#### Material ####
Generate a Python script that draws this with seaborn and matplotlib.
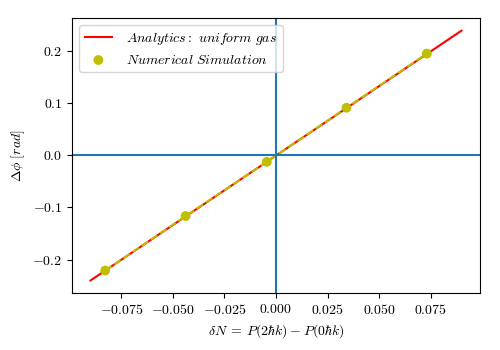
import matplotlib
matplotlib.use("Agg")
from matplotlib import pyplot as plt
import numpy as np
import pandas as pd
import seaborn as sns

# analytic curve (uniform gas) and simulation points
x_theory = [-0.09, 0.09]
y_theory = [-0.240, 0.239]

x_sim = [-0.0829, -0.0439, -0.00445, 0.0342, 0.0732]
y_sim = [-0.2210, -0.1165, -0.0125, 0.0912, 0.1950]

plt.rcParams['font.family'] = 'serif'
plt.rcParams['font.serif'] = ['cmr10']
plt.rcParams['mathtext.fontset'] = 'cm'
plt.rcParams['axes.formatter.use_mathtext'] = True

df_th = pd.DataFrame({'x': x_theory, 'y': y_theory})
df_sim = pd.DataFrame({'x': x_sim, 'y': y_sim})

fig, ax = plt.subplots(figsize=(5, 3.5), dpi=100)

sns.lineplot(data=df_th, x='x', y='y', color='r', lw=1.5,
             label=r'$Analytics:\ uniform\ gas$', ax=ax)
sns.lineplot(data=df_sim, x='x', y='y', color='y', lw=1.5,
             linestyle='--', ax=ax)
sns.scatterplot(data=df_sim, x='x', y='y', color='y', s=50, edgecolor='none',
                label=r'$Numerical\ Simulation$', ax=ax, zorder=3)

ax.axhline(0, color='C0', lw=1.5)
ax.axvline(0, color='C0', lw=1.5)

ax.set_xticks([-0.075, -0.05, -0.025, 0, 0.025, 0.05, 0.075])
ax.set_yticks([-0.2, -0.1, 0, 0.1, 0.2])
ax.set_xlabel(r'$\delta N \:=\: P(2\hbar k) \:-\: P(0\hbar k)$')
ax.set_ylabel(r'$\Delta\phi\ [rad]$')
ax.legend(loc='upper left', handletextpad=1.0)

plt.subplots_adjust(left=0.144, right=0.96, top=0.948, bottom=0.163)
plt.savefig('out.png', dpi=100)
####
◆ **Task**: Leave out the pictures and print every line of the data exactly.

◆ **Output of the task**:
Generate a Python script that draws this with seaborn and matplotlib.
import matplotlib
matplotlib.use("Agg")
from matplotlib import pyplot as plt
import numpy as np
import pandas as pd
import seaborn as sns

# analytic curve (uniform gas) and simulation points
x_theory = [-0.09, 0.09]
y_theory = [-0.240, 0.239]

x_sim = [-0.0829, -0.0439, -0.00445, 0.0342, 0.0732]
y_sim = [-0.2210, -0.1165, -0.0125, 0.0912, 0.1950]

plt.rcParams['font.family'] = 'serif'
plt.rcParams['font.serif'] = ['cmr10']
plt.rcParams['mathtext.fontset'] = 'cm'
plt.rcParams['axes.formatter.use_mathtext'] = True

df_th = pd.DataFrame({'x': x_theory, 'y': y_theory})
df_sim = pd.DataFrame({'x': x_sim, 'y': y_sim})

fig, ax = plt.subplots(figsize=(5, 3.5), dpi=100)

sns.lineplot(data=df_th, x='x', y='y', color='r', lw=1.5,
             label=r'$Analytics:\ uniform\ gas$', ax=ax)
sns.lineplot(data=df_sim, x='x', y='y', color='y', lw=1.5,
             linestyle='--', ax=ax)
sns.scatterplot(data=df_sim, x='x', y='y', color='y', s=50, edgecolor='none',
                label=r'$Numerical\ Simulation$', ax=ax, zorder=3)

ax.axhline(0, color='C0', lw=1.5)
ax.axvline(0, color='C0', lw=1.5)

ax.set_xticks([-0.075, -0.05, -0.025, 0, 0.025, 0.05, 0.075])
ax.set_yticks([-0.2, -0.1, 0, 0.1, 0.2])
ax.set_xlabel(r'$\delta N \:=\: P(2\hbar k) \:-\: P(0\hbar k)$')
ax.set_ylabel(r'$\Delta\phi\ [rad]$')
ax.legend(loc='upper left', handletextpad=1.0)

plt.subplots_adjust(left=0.144, right=0.96, top=0.948, bottom=0.163)
plt.savefig('out.png', dpi=100)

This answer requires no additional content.